Mellon's Role in the 2024 NDAA UAP Provisions
Following the 2017 disclosure, Mellon became one of the primary architects of the legislative framework that eventually produced NARA RG 615, the PURSUE program, and the mandatory declassification pipeline. Working through the Senate Armed Services Committee and alongside congressional allies including Senator Kirsten Gillibrand (sponsor of the UAP Disclosure Act), Mellon helped draft and advocate for the Section 1841 provisions of the 2024 National Defense Authorization Act.
Section 1841 established NARA Record Group 615 as the mandatory repository for all UAP records across the federal government, created the PURSUE declassification mechanism, and provided whistleblower protections for individuals with knowledge of UAP retrieval or legacy programs. Mellon has stated that the whistleblower protection provisions were among the most consequential elements — because without protection for witnesses, the retrieval program allegations (raised by Grusch in 2023) would remain in classified testimony rather than on the public record. The PURSUE releases that produced 280+ declassified files in May 2026 are the direct legislative product of the framework Mellon helped construct.
Mellon's Position on Non-Human Intelligence and the Archive
Christopher Mellon has stated publicly — and in congressional testimony — that his assessment based on his access and analysis is that some UAP incidents are consistent with technology that is not of U.S., Russian, or Chinese origin. He has specifically testified that the observed flight characteristics in the Navy FLIR videos (particularly the objects' apparent awareness of and response to the F/A-18s tracking them) are not consistent with known atmospheric phenomena or adversary aerospace programs as of the 2024 intelligence assessment.

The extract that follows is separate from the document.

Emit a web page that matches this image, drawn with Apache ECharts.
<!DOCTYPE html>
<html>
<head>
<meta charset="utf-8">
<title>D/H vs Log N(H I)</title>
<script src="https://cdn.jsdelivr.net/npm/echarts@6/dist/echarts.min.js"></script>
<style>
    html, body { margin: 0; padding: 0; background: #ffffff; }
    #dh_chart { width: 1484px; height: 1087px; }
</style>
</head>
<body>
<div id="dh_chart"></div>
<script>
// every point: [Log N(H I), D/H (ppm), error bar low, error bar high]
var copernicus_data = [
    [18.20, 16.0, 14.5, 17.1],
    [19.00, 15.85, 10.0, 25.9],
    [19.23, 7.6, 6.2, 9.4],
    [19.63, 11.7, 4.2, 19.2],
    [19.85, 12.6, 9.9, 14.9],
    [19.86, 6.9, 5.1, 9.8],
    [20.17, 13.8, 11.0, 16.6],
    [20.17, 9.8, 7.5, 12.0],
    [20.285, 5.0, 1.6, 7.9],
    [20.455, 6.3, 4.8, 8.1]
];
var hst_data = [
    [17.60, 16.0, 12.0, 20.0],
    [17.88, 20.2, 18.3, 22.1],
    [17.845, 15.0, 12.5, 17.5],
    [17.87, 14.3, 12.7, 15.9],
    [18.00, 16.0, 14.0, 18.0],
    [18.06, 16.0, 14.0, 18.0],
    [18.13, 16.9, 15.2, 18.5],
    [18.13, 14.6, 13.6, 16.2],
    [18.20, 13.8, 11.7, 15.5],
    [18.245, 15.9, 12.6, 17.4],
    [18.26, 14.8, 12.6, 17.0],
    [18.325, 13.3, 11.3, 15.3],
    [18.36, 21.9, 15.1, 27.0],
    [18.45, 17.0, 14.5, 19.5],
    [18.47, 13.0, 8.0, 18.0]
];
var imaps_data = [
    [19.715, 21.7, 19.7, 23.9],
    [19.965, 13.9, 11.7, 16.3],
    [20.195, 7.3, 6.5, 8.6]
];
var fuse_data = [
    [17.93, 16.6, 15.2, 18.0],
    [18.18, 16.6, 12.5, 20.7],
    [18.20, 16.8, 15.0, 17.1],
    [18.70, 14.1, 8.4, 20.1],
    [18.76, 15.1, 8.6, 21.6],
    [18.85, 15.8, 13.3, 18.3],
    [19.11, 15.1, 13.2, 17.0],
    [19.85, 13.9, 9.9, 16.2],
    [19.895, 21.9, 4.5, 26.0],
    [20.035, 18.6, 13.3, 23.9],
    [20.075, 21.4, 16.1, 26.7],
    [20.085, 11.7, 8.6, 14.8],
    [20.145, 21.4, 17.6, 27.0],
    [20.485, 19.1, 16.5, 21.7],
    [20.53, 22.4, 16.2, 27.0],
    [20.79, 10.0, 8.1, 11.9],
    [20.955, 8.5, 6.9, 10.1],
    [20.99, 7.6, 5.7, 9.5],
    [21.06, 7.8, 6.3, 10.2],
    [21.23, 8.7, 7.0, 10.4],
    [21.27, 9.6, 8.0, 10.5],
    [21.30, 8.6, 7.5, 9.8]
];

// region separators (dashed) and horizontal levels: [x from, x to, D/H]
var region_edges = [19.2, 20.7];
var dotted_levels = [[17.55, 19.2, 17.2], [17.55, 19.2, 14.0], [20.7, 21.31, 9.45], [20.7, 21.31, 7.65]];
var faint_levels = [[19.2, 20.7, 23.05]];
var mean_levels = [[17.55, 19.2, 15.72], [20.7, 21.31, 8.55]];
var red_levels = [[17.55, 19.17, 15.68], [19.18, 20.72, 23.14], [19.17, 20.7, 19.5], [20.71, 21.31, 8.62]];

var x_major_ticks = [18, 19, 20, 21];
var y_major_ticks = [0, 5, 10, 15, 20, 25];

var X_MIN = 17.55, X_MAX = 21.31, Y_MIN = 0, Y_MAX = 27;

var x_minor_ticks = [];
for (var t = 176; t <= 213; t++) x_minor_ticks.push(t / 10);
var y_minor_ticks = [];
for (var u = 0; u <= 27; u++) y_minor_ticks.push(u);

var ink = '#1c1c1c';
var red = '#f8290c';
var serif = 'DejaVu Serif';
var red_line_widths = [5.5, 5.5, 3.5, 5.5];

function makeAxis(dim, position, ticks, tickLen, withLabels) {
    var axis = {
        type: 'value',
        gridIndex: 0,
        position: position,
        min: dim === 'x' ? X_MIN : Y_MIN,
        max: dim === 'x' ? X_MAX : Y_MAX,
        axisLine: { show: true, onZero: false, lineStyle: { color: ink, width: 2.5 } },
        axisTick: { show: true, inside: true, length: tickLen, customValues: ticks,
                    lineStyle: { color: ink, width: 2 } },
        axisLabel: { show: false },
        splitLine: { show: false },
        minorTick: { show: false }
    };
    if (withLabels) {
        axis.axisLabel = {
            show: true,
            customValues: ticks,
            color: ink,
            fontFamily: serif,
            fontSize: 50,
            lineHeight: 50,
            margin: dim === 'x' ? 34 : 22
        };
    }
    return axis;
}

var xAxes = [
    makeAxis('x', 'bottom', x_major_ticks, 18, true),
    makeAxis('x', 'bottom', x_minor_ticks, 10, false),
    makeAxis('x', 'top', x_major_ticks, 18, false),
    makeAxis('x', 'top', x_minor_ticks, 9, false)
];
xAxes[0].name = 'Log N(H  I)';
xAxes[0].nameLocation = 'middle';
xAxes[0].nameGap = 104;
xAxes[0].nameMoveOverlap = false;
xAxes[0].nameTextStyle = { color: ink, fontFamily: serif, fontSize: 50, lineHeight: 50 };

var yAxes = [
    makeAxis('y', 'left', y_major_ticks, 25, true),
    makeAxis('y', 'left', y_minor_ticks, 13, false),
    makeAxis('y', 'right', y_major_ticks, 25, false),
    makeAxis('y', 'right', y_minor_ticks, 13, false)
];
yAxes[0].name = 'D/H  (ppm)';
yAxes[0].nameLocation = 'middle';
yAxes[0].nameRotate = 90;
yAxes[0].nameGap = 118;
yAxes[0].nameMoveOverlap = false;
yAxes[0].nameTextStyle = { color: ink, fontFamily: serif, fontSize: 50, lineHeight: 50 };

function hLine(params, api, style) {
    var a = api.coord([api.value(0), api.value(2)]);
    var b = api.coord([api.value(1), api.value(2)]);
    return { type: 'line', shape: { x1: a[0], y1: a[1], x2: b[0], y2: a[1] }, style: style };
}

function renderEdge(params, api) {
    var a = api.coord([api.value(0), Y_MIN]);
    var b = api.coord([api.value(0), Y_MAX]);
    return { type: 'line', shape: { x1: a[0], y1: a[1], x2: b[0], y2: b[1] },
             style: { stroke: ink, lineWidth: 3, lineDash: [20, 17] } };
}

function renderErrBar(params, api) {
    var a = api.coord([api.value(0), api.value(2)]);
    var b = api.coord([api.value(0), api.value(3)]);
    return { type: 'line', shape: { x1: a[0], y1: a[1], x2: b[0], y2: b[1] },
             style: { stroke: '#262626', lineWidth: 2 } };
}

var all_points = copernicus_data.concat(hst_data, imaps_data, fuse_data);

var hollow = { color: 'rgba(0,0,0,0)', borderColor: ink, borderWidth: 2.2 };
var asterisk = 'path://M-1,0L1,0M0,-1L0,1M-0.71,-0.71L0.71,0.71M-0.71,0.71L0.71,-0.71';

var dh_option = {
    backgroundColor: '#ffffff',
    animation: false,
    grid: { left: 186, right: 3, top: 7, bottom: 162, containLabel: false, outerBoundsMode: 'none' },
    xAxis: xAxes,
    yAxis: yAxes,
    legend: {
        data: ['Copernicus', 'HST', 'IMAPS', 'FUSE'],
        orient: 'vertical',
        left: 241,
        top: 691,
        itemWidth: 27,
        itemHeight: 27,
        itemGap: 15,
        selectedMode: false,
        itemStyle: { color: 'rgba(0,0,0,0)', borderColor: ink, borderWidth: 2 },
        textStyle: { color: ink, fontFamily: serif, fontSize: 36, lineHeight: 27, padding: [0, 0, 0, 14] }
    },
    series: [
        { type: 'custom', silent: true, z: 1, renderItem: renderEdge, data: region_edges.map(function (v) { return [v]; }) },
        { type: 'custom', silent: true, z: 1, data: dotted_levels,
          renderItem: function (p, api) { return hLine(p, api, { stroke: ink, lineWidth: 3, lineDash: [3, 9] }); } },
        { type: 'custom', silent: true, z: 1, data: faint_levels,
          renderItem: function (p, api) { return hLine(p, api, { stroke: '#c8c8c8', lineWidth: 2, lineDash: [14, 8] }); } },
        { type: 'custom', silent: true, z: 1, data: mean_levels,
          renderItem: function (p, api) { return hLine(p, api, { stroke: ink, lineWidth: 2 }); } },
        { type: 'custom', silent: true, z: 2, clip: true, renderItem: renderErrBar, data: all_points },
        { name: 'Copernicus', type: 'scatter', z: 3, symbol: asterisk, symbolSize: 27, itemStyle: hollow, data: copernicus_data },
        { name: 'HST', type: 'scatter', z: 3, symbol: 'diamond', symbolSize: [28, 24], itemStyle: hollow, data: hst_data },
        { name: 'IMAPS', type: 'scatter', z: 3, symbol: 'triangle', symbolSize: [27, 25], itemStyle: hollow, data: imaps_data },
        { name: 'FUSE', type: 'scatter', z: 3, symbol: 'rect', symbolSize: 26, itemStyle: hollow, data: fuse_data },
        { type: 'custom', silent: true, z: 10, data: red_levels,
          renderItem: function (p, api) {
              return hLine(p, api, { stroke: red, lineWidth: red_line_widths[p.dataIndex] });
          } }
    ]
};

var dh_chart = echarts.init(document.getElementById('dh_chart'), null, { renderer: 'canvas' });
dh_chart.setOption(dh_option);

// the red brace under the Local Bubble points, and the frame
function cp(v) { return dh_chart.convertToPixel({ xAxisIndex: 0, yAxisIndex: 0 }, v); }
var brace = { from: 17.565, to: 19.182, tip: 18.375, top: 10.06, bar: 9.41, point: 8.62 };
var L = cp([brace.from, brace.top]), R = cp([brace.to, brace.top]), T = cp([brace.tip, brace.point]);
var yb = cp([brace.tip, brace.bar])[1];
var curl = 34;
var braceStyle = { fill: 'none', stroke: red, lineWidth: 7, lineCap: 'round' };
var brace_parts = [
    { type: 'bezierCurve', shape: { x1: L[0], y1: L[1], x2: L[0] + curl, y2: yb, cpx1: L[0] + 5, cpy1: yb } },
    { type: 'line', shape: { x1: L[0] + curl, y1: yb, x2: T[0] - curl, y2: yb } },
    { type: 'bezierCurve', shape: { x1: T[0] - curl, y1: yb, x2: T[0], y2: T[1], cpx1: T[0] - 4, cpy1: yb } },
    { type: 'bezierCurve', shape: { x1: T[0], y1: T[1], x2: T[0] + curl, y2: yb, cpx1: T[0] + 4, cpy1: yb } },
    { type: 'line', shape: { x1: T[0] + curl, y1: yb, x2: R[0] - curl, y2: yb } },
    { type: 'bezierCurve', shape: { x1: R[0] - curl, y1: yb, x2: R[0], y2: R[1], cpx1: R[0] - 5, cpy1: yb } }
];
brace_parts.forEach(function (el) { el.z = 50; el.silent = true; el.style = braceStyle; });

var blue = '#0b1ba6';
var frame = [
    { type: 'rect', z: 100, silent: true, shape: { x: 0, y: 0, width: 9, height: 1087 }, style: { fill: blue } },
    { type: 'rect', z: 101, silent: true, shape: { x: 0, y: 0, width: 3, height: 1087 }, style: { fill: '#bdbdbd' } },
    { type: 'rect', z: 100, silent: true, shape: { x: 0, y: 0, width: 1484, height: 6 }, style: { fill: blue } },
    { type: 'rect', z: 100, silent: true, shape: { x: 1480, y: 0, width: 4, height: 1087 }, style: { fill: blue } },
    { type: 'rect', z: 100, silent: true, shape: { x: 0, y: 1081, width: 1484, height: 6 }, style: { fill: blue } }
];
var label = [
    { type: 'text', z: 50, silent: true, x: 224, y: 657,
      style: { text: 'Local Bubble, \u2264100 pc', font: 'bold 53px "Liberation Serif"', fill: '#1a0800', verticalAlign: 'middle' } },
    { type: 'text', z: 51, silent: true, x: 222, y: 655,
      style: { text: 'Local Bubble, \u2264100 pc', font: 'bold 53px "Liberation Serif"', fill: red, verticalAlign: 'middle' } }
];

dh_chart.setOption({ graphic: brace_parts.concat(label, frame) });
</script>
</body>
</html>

Mellon is careful to distinguish between 'not consistent with known technology' and 'confirmed non-human origin' — he does not make claims about what the objects are, only what the evidence suggests they are not. This distinction is important for evaluating the archive: Mellon's significance to the record is not as an eyewitness but as a senior intelligence official who concluded that the institutional handling of UAP was fundamentally inadequate and took direct action to change it. The PURSUE files, NARA RG 615, and the AARO case resolution database that now exist are in part the product of his sustained effort over the period from 2017 to 2026.